Claims Following the Hail Event – 3 December 2025
On Wednesday last week, growers across New Zealand experienced adverse weather, especially wind and hail. Our Performance & Insights portfolio has been monitoring the hail claims coming in from growers, and the following summarises what we know so far. The primary areas impacted, for all varieties, are Maniatutu Road, Wilson Road North, and Pongakawa Bush Road, with claims also in Paengaroa and Maketu. A small number of orchards across most of the Bay of Plenty were also impacted, as were Franklin and Whangārei.
We are now at a stage where we are confident there will not be many more claims, with 143 active KPIN notifications.
92 KPINs have been visited, and while damage levels vary from 1% to 50%, the majority are being reported as below the policy deductible of 10%. Only 35 of those 92 already surveyed appear likely to exceed this threshold and will progress through the claims process. Most of these losses are in the 10–30% range, with a few isolated cases approaching 50%. We understand the impact is largely confined to Gold, and some growers have also reversed their claim and don’t require visits. The full impact won’t be known until the beginning of next year, before claims are progressed after orchards exceeding the policy deductible are revisited.

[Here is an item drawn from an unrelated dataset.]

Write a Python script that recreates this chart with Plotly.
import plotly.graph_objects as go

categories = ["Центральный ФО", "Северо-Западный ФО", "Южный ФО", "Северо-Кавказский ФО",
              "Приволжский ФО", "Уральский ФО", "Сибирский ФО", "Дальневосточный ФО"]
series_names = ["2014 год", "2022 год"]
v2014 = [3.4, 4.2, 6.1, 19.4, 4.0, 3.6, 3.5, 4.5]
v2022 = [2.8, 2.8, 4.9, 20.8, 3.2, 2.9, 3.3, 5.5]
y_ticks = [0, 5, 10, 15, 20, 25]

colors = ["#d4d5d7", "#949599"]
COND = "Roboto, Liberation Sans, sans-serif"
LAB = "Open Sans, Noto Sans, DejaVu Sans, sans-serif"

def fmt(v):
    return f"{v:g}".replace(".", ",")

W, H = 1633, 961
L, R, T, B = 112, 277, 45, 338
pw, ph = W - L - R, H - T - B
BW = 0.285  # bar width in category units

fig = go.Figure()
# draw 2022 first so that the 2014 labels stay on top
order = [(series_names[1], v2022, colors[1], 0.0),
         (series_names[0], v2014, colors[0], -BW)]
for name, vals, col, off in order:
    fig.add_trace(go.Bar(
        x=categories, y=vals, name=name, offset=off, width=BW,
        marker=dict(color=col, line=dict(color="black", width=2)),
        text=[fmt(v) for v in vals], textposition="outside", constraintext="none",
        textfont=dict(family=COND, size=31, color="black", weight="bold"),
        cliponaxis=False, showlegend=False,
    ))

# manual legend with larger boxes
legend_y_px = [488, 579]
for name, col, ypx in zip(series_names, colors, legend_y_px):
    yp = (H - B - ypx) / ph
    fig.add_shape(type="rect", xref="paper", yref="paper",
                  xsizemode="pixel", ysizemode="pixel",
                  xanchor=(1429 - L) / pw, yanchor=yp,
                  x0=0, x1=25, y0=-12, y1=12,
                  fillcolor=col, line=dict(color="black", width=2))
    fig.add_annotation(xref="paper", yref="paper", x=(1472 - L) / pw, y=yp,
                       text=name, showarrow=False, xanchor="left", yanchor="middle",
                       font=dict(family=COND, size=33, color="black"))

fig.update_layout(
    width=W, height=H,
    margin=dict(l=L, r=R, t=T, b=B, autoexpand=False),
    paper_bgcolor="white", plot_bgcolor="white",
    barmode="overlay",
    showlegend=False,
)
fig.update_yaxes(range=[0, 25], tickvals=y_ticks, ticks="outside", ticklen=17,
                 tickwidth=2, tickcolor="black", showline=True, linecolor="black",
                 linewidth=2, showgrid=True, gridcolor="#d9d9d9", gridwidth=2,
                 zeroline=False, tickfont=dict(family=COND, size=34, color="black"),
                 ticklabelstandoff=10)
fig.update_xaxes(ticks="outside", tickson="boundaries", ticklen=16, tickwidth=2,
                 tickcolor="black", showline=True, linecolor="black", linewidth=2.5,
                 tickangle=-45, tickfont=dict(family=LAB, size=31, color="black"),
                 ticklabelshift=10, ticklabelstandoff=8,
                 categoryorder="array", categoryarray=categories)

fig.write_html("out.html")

Our Performance and Insights portfolio has been assessing the claim applications through the industry Hail Committee, and we can confirm the following, which we don’t expect to change.
Share of Notifications by Variety

KPINs affected by region

Grower Self-assessment approximate damage by count of KPIN

Experience tells the industry that these self-assessments tend to be higher than the final outcomes, and while we know that it appears Gold will be impacted more than Green, we won’t know any more until the assessor completes their preliminary assessments. For this event, the Constructive Total Loss (CTL) for Sungold, Green & Sweet Green is considered to be 70% – but not RubyRed, which is 60% on or after 1st December.

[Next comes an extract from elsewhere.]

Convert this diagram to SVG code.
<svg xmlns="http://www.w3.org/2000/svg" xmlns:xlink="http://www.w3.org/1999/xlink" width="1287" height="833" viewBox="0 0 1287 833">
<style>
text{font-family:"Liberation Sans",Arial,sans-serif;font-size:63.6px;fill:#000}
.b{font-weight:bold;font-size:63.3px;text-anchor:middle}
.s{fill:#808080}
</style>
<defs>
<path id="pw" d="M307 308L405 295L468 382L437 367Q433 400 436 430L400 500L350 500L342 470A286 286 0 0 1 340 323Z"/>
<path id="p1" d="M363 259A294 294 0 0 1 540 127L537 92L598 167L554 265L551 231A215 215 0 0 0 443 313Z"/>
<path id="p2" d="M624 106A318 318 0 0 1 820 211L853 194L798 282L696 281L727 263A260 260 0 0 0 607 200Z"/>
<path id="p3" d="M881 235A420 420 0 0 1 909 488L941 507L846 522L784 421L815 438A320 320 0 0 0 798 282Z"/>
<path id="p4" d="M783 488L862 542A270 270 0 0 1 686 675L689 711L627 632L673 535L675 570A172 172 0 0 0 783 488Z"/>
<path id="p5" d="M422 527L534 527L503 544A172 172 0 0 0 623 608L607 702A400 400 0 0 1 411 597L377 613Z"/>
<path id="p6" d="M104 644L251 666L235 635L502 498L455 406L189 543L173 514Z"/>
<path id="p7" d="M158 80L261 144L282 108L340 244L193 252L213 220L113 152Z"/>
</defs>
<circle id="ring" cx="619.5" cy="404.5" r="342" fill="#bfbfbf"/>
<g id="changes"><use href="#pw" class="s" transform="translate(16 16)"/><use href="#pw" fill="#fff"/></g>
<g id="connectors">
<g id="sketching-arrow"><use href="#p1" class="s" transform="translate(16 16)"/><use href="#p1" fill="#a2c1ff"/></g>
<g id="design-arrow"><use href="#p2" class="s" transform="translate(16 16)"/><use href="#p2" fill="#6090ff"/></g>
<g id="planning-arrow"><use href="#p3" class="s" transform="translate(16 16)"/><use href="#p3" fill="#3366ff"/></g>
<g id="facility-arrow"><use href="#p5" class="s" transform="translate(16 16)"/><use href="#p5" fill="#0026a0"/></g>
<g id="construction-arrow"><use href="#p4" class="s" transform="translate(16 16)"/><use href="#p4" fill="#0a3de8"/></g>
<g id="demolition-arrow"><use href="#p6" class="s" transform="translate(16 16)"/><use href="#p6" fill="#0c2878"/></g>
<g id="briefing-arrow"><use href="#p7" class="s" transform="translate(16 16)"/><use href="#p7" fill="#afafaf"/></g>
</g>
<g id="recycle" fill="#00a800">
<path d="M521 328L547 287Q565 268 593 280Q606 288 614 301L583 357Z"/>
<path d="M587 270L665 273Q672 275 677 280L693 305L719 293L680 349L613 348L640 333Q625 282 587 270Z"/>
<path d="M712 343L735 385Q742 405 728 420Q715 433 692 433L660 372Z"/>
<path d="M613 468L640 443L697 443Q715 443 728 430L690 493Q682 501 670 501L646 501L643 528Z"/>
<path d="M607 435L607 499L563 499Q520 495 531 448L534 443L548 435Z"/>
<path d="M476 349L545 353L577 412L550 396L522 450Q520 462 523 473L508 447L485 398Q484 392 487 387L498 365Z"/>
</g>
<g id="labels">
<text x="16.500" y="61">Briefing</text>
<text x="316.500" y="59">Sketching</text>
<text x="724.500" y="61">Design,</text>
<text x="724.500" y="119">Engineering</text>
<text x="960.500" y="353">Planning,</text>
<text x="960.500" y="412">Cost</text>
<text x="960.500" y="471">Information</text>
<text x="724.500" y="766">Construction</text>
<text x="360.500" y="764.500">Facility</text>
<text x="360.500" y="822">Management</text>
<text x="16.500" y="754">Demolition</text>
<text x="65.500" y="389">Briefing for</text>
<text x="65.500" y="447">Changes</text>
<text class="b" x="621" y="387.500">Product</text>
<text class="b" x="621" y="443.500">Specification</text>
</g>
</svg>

As growers all around New Zealand will be able to attest from experience, hail is a reality of the industry, and we sympathise that the days following Wednesday will have been stressful for those whose orchards experienced some extent of impact. While our hearts go out to those growers, we can expect a supply estimate in the new year, which will reflect the true impact from this event, and the overseas markets should not expect any significant disruption. There will still be a plentiful supply so that consumers can still look forward to enjoying our high-quality fruit. We won’t know what the hail event will cost our industry, as between now and harvest, multiple factors can change. While most growers will have already thinned to their target crop load, we also know fruit can heal, and growers can make decisions about whether they wish to proceed with a claim in situations where they are close to the 10% deductible. Zespri note the most important message from the Assessor is that Growers do not thin (except those that were still above CTL at the time of the event, with whom the Assessor is working closely to develop individualised plans) and to let fruit grow as healing can occur.
Ultimately, while the full impact of last week’s hail event will take time to quantify, early indications suggest that, despite localised challenges for some growers, which we sympathise with, the industry remains resilient and well-positioned to meet market expectations in the coming season.